→ **Provided data**
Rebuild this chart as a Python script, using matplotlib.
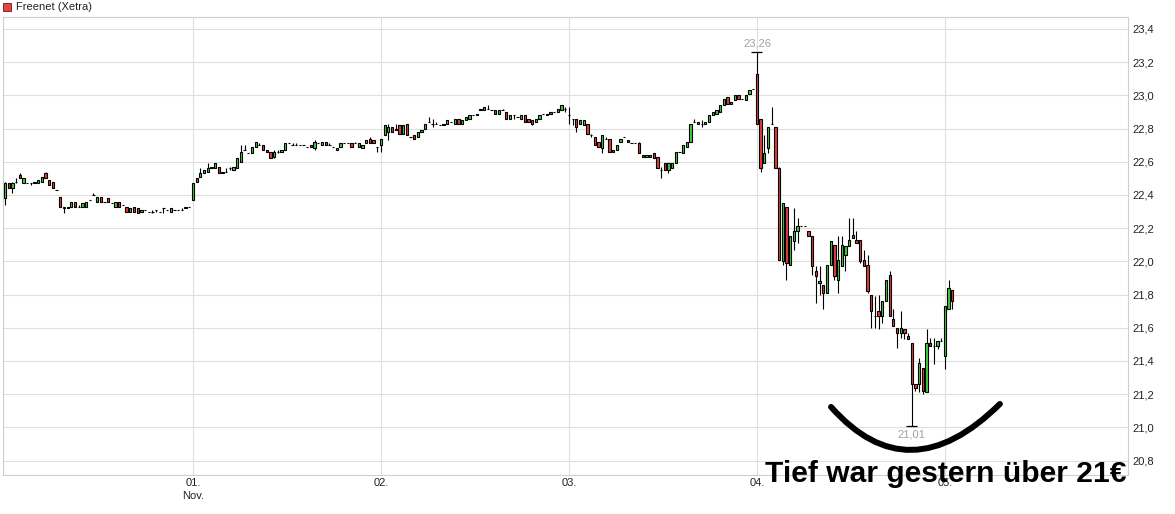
import matplotlib
matplotlib.use("Agg")
import matplotlib.pyplot as plt
from matplotlib.patches import Rectangle, PathPatch
from matplotlib.path import Path
import numpy as np

plt.rcParams['font.family'] = ['Liberation Sans', 'DejaVu Sans']

# Freenet (Xetra), 10-minute candles, 51 per trading day
day_labels = ['01.\nNov.', '02.', '03.', '04.', '05.']
bars_per_day = 51

opens = [
    # first day
    22.38, 22.47, 22.44, 22.48, 22.52, 22.47, 22.47, 22.47, 22.47, 22.47, 22.48, 22.53, 22.49, 22.48, 22.43, 22.39, 22.33,
    22.32, 22.33, 22.36, 22.33, 22.33, 22.33, 22.37, 22.40, 22.36, 22.39, 22.36, 22.38, 22.35, 22.33, 22.36, 22.34, 22.33,
    22.30, 22.33, 22.32, 22.30, 22.31, 22.30, 22.30, 22.31, 22.30, 22.32, 22.31, 22.30, 22.31, 22.31, 22.31, 22.32, 22.33,
    # 01. Nov
    22.37, 22.50, 22.51, 22.53, 22.54, 22.57, 22.56, 22.57, 22.53, 22.54, 22.56, 22.55, 22.56, 22.60, 22.67, 22.65, 22.65,
    22.69, 22.70, 22.70, 22.67, 22.66, 22.63, 22.66, 22.66, 22.67, 22.71, 22.70, 22.70, 22.70, 22.70, 22.69, 22.70, 22.68,
    22.71, 22.70, 22.72, 22.70, 22.69, 22.67, 22.69, 22.71, 22.71, 22.71, 22.71, 22.69, 22.68, 22.71, 22.74, 22.73, 22.69,
    # 02.
    22.70, 22.76, 22.78, 22.81, 22.79, 22.82, 22.77, 22.83, 22.75, 22.76, 22.75, 22.78, 22.80, 22.84, 22.83, 22.83, 22.82,
    22.82, 22.83, 22.84, 22.83, 22.86, 22.83, 22.85, 22.86, 22.88, 22.88, 22.91, 22.91, 22.92, 22.91, 22.91, 22.89, 22.91,
    22.90, 22.86, 22.88, 22.87, 22.86, 22.88, 22.86, 22.85, 22.84, 22.86, 22.89, 22.88, 22.90, 22.90, 22.90, 22.91, 22.92,
    # 03.
    22.88, 22.86, 22.86, 22.83, 22.82, 22.83, 22.76, 22.75, 22.72, 22.68, 22.74, 22.74, 22.66, 22.67, 22.72, 22.75, 22.73,
    22.71, 22.71, 22.71, 22.64, 22.63, 22.63, 22.65, 22.63, 22.55, 22.59, 22.55, 22.56, 22.59, 22.66, 22.65, 22.69, 22.72,
    22.84, 22.84, 22.83, 22.83, 22.84, 22.88, 22.89, 22.90, 22.94, 22.99, 22.95, 22.97, 23.00, 22.98, 22.97, 23.01, 23.04,
    # 04.
    23.13, 22.86, 22.59, 22.68, 22.83, 22.81, 22.56, 22.00, 22.33, 21.98, 22.12, 22.18, 22.21, 22.21, 22.18, 22.15, 21.94,
    21.87, 21.86, 21.81, 21.98, 22.10, 21.89, 21.97, 22.04, 22.09, 22.16, 22.13, 22.13, 22.01, 21.98, 21.80, 21.67, 21.70,
    21.67, 21.76, 21.92, 21.65, 21.60, 21.57, 21.59, 21.55, 21.51, 21.26, 21.26, 21.36, 21.21, 21.51, 21.49, 21.49, 21.52,
    # 05.
    21.43, 21.71, 21.83,
]
highs = [
    22.48, 22.47, 22.48, 22.50, 22.53, 22.50, 22.47, 22.47, 22.48, 22.49, 22.51, 22.54, 22.49, 22.48, 22.43, 22.39, 22.33,
    22.33, 22.36, 22.36, 22.34, 22.35, 22.36, 22.37, 22.41, 22.39, 22.39, 22.36, 22.38, 22.35, 22.36, 22.36, 22.34, 22.33,
    22.32, 22.33, 22.32, 22.31, 22.31, 22.30, 22.31, 22.31, 22.30, 22.32, 22.31, 22.32, 22.31, 22.31, 22.32, 22.33, 22.33,
    22.47, 22.50, 22.56, 22.55, 22.59, 22.57, 22.59, 22.57, 22.54, 22.56, 22.57, 22.57, 22.62, 22.70, 22.70, 22.65, 22.69,
    22.72, 22.71, 22.70, 22.67, 22.66, 22.67, 22.67, 22.67, 22.71, 22.71, 22.71, 22.71, 22.70, 22.70, 22.69, 22.70, 22.73,
    22.71, 22.72, 22.72, 22.71, 22.69, 22.68, 22.71, 22.71, 22.71, 22.71, 22.72, 22.71, 22.70, 22.73, 22.75, 22.73, 22.69,
    22.74, 22.82, 22.83, 22.81, 22.83, 22.82, 22.82, 22.83, 22.75, 22.76, 22.78, 22.79, 22.83, 22.87, 22.86, 22.84, 22.82,
    22.83, 22.85, 22.84, 22.86, 22.86, 22.85, 22.87, 22.88, 22.88, 22.89, 22.92, 22.93, 22.94, 22.91, 22.91, 22.91, 22.92,
    22.90, 22.88, 22.88, 22.87, 22.88, 22.88, 22.86, 22.85, 22.86, 22.88, 22.89, 22.89, 22.90, 22.90, 22.92, 22.94, 22.93,
    22.93, 22.86, 22.86, 22.85, 22.85, 22.83, 22.77, 22.75, 22.72, 22.76, 22.75, 22.74, 22.67, 22.70, 22.74, 22.75, 22.73,
    22.71, 22.71, 22.72, 22.64, 22.64, 22.64, 22.65, 22.63, 22.57, 22.59, 22.59, 22.59, 22.66, 22.66, 22.70, 22.72, 22.83,
    22.86, 22.84, 22.85, 22.84, 22.88, 22.90, 22.91, 22.94, 22.98, 22.99, 22.96, 23.00, 23.00, 22.98, 23.00, 23.03, 23.04,
    23.26, 22.86, 22.76, 22.81, 22.93, 22.81, 22.57, 22.35, 22.33, 22.15, 22.32, 22.26, 22.21, 22.21, 22.18, 22.15, 21.97,
    21.97, 21.86, 21.98, 22.12, 22.10, 22.15, 22.15, 22.09, 22.26, 22.26, 22.18, 22.13, 22.07, 22.04, 21.80, 21.79, 21.80,
    21.76, 21.89, 21.94, 21.71, 21.60, 21.70, 21.59, 21.57, 21.51, 21.26, 21.42, 21.36, 21.59, 21.54, 21.54, 21.52, 21.54,
    21.73, 21.89, 21.83,
]
lows = [
    22.34, 22.44, 22.41, 22.47, 22.50, 22.47, 22.47, 22.46, 22.47, 22.47, 22.48, 22.50, 22.46, 22.44, 22.43, 22.33, 22.29,
    22.32, 22.33, 22.33, 22.33, 22.33, 22.33, 22.37, 22.40, 22.36, 22.36, 22.36, 22.36, 22.35, 22.33, 22.33, 22.34, 22.30,
    22.30, 22.30, 22.29, 22.30, 22.31, 22.30, 22.29, 22.30, 22.30, 22.29, 22.31, 22.30, 22.31, 22.31, 22.31, 22.32, 22.33,
    22.37, 22.48, 22.51, 22.53, 22.54, 22.56, 22.56, 22.53, 22.53, 22.54, 22.55, 22.55, 22.56, 22.60, 22.67, 22.65, 22.65,
    22.69, 22.70, 22.67, 22.66, 22.62, 22.62, 22.65, 22.66, 22.67, 22.71, 22.70, 22.70, 22.70, 22.70, 22.69, 22.69, 22.67,
    22.71, 22.70, 22.70, 22.70, 22.69, 22.67, 22.69, 22.71, 22.71, 22.69, 22.71, 22.69, 22.68, 22.71, 22.71, 22.71, 22.66,
    22.66, 22.76, 22.73, 22.78, 22.79, 22.77, 22.77, 22.76, 22.75, 22.74, 22.75, 22.78, 22.80, 22.84, 22.81, 22.83, 22.82,
    22.82, 22.83, 22.84, 22.83, 22.83, 22.83, 22.85, 22.86, 22.88, 22.88, 22.91, 22.91, 22.92, 22.91, 22.89, 22.89, 22.91,
    22.86, 22.86, 22.86, 22.87, 22.86, 22.84, 22.84, 22.82, 22.84, 22.86, 22.89, 22.88, 22.89, 22.90, 22.90, 22.91, 22.90,
    22.83, 22.82, 22.78, 22.83, 22.82, 22.77, 22.75, 22.70, 22.69, 22.65, 22.74, 22.66, 22.66, 22.67, 22.72, 22.75, 22.72,
    22.71, 22.71, 22.65, 22.63, 22.63, 22.63, 22.62, 22.56, 22.50, 22.55, 22.53, 22.56, 22.59, 22.66, 22.65, 22.69, 22.72,
    22.84, 22.83, 22.81, 22.83, 22.84, 22.88, 22.89, 22.90, 22.94, 22.95, 22.95, 22.97, 22.98, 22.98, 22.97, 23.01, 23.04,
    22.83, 22.54, 22.59, 22.65, 22.83, 22.56, 22.01, 21.98, 21.89, 21.98, 22.07, 22.11, 22.21, 22.21, 22.15, 21.92, 21.75,
    21.80, 21.71, 21.81, 21.98, 21.89, 21.81, 21.97, 21.94, 22.09, 22.14, 22.11, 21.99, 21.97, 21.81, 21.60, 21.60, 21.59,
    21.63, 21.76, 21.67, 21.61, 21.48, 21.54, 21.53, 21.53, 21.01, 21.22, 21.21, 21.20, 21.21, 21.49, 21.38, 21.47, 21.52,
    21.35, 21.71, 21.71,
]
closes = [
    22.47, 22.44, 22.47, 22.48, 22.50, 22.50, 22.47, 22.47, 22.48, 22.49, 22.51, 22.50, 22.46, 22.44, 22.43, 22.33, 22.32,
    22.33, 22.36, 22.33, 22.33, 22.35, 22.36, 22.37, 22.40, 22.39, 22.36, 22.36, 22.36, 22.35, 22.36, 22.33, 22.34, 22.30,
    22.32, 22.30, 22.29, 22.31, 22.31, 22.30, 22.30, 22.31, 22.30, 22.32, 22.31, 22.32, 22.31, 22.31, 22.31, 22.33, 22.33,
    22.47, 22.48, 22.53, 22.55, 22.56, 22.56, 22.59, 22.53, 22.54, 22.54, 22.56, 22.57, 22.62, 22.66, 22.67, 22.65, 22.69,
    22.72, 22.70, 22.67, 22.66, 22.62, 22.66, 22.66, 22.67, 22.71, 22.71, 22.70, 22.70, 22.70, 22.70, 22.69, 22.69, 22.72,
    22.71, 22.72, 22.70, 22.70, 22.69, 22.68, 22.71, 22.71, 22.71, 22.69, 22.71, 22.71, 22.70, 22.73, 22.71, 22.71, 22.69,
    22.74, 22.82, 22.81, 22.78, 22.80, 22.77, 22.82, 22.76, 22.75, 22.74, 22.78, 22.79, 22.83, 22.84, 22.83, 22.83, 22.82,
    22.83, 22.85, 22.84, 22.86, 22.83, 22.85, 22.87, 22.88, 22.88, 22.89, 22.92, 22.93, 22.92, 22.91, 22.89, 22.91, 22.91,
    22.86, 22.88, 22.88, 22.87, 22.88, 22.84, 22.84, 22.83, 22.86, 22.88, 22.89, 22.89, 22.89, 22.90, 22.92, 22.94, 22.92,
    22.88, 22.86, 22.81, 22.85, 22.85, 22.77, 22.76, 22.70, 22.69, 22.76, 22.74, 22.66, 22.67, 22.70, 22.74, 22.75, 22.72,
    22.71, 22.71, 22.65, 22.63, 22.64, 22.64, 22.62, 22.56, 22.55, 22.55, 22.59, 22.59, 22.66, 22.66, 22.70, 22.72, 22.83,
    22.84, 22.83, 22.83, 22.84, 22.88, 22.90, 22.91, 22.94, 22.98, 22.95, 22.96, 23.00, 22.98, 22.98, 23.00, 23.03, 23.04,
    22.83, 22.56, 22.65, 22.81, 22.83, 22.56, 22.01, 22.35, 21.99, 22.15, 22.18, 22.21, 22.21, 22.21, 22.15, 21.97, 21.91,
    21.88, 21.81, 21.98, 22.12, 21.91, 22.01, 22.10, 22.09, 22.13, 22.14, 22.11, 22.00, 21.97, 21.82, 21.70, 21.67, 21.67,
    21.76, 21.89, 21.67, 21.61, 21.57, 21.60, 21.57, 21.53, 21.26, 21.24, 21.39, 21.22, 21.51, 21.49, 21.49, 21.52, 21.52,
    21.73, 21.84, 21.76,
]

o = np.array(opens)
h = np.array(highs)
l = np.array(lows)
c = np.array(closes)
x = np.arange(len(o))

W, H = 1175, 514
fig = plt.figure(figsize=(W / 100, H / 100), dpi=100)
ax = fig.add_axes([3 / W, 39 / H, 1125 / W, 458 / H])

up_color = '#3cd23c'
down_color = '#e43c3c'
colors = np.where(c > o, up_color, np.where(c < o, down_color, 'black'))

# wicks first, bodies on top
ax.vlines(x, l, h, color='black', linewidth=0.8, zorder=2)
ax.bar(x, np.abs(c - o), bottom=np.minimum(o, c), width=0.62,
       color=colors, edgecolor='black', linewidth=0.8, zorder=3)

# mark high and low of the period
i_hi = int(np.argmax(h))
i_lo = int(np.argmin(l))
ax.hlines(h[i_hi], i_hi - 1.5, i_hi + 1.5, color='black', linewidth=0.9, zorder=4)
ax.hlines(l[i_lo], i_lo - 1.5, i_lo + 1.5, color='black', linewidth=0.9, zorder=4)
ax.annotate(f'{h[i_hi]:.2f}'.replace('.', ','), (i_hi, h[i_hi]), xytext=(0, 3),
            textcoords='offset points', ha='center', va='bottom', fontsize=8, color='#a0a0a0')
ax.annotate(f'{l[i_lo]:.2f}'.replace('.', ','), (i_lo, l[i_lo]), xytext=(0, -3),
            textcoords='offset points', ha='center', va='top', fontsize=8, color='#a0a0a0')

# axes styling
ax.set_xlim(-0.54, 304.66)
ax.set_ylim(20.713, 23.472)
yt = np.arange(20.8, 23.41, 0.2)
ax.set_yticks(yt)
ax.set_yticklabels([f'{v:.1f}'.replace('.', ',') for v in yt])
ax.yaxis.tick_right()
day_starts = [bars_per_day * (k + 1) for k in range(len(day_labels))]
ax.set_xticks(day_starts)
ax.set_xticklabels(day_labels)
for lbl in ax.get_xticklabels():
    lbl.set_linespacing(1.35)
ax.tick_params(axis='y', length=0, pad=3.5, labelsize=8, labelcolor='#222222')
ax.tick_params(axis='x', length=0, pad=2.5, labelsize=8, labelcolor='#222222')
ax.grid(True, color='#dedede', linewidth=0.8, zorder=0)
ax.set_axisbelow(True)
for s in ax.spines.values():
    s.set_color('#cfcfcf')
    s.set_linewidth(0.8)

# hand drawn "smile" under the low
p0 = (224.1, 21.123)
p1 = (245.1, 20.596)
p2 = (269.9, 21.141)
smile = Path([p0, p1, p2], [Path.MOVETO, Path.CURVE3, Path.CURVE3])
ax.add_patch(PathPatch(smile, facecolor='none', edgecolor='black', linewidth=4.3,
                       capstyle='round', zorder=6, clip_on=False))

fig.text(765 / W, 1 - 482 / H, 'Tief war gestern über 21€', fontsize=21.6,
         fontweight='bold', ha='left', va='baseline', color='black', zorder=10)

# series legend top left
fig.patches.append(Rectangle((3 / W, 1 - 11 / H), 8 / W, 8 / H, transform=fig.transFigure,
                             facecolor='#e84343', edgecolor='#6b1a1a', linewidth=0.6))
fig.text(16 / W, 1 - 7 / H, 'Freenet (Xetra)', fontsize=8, va='center', ha='left', color='#222222')

fig.savefig('out.png', dpi=100)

→ **Objective**
With the pictures left out, restate word for word every line of the data above, from the first down to the line that contains "bars_per_day = 51".

→ **Result for this exercise**
Rebuild this chart as a Python script, using matplotlib.
import matplotlib
matplotlib.use("Agg")
import matplotlib.pyplot as plt
from matplotlib.patches import Rectangle, PathPatch
from matplotlib.path import Path
import numpy as np

plt.rcParams['font.family'] = ['Liberation Sans', 'DejaVu Sans']

# Freenet (Xetra), 10-minute candles, 51 per trading day
day_labels = ['01.\nNov.', '02.', '03.', '04.', '05.']
bars_per_day = 51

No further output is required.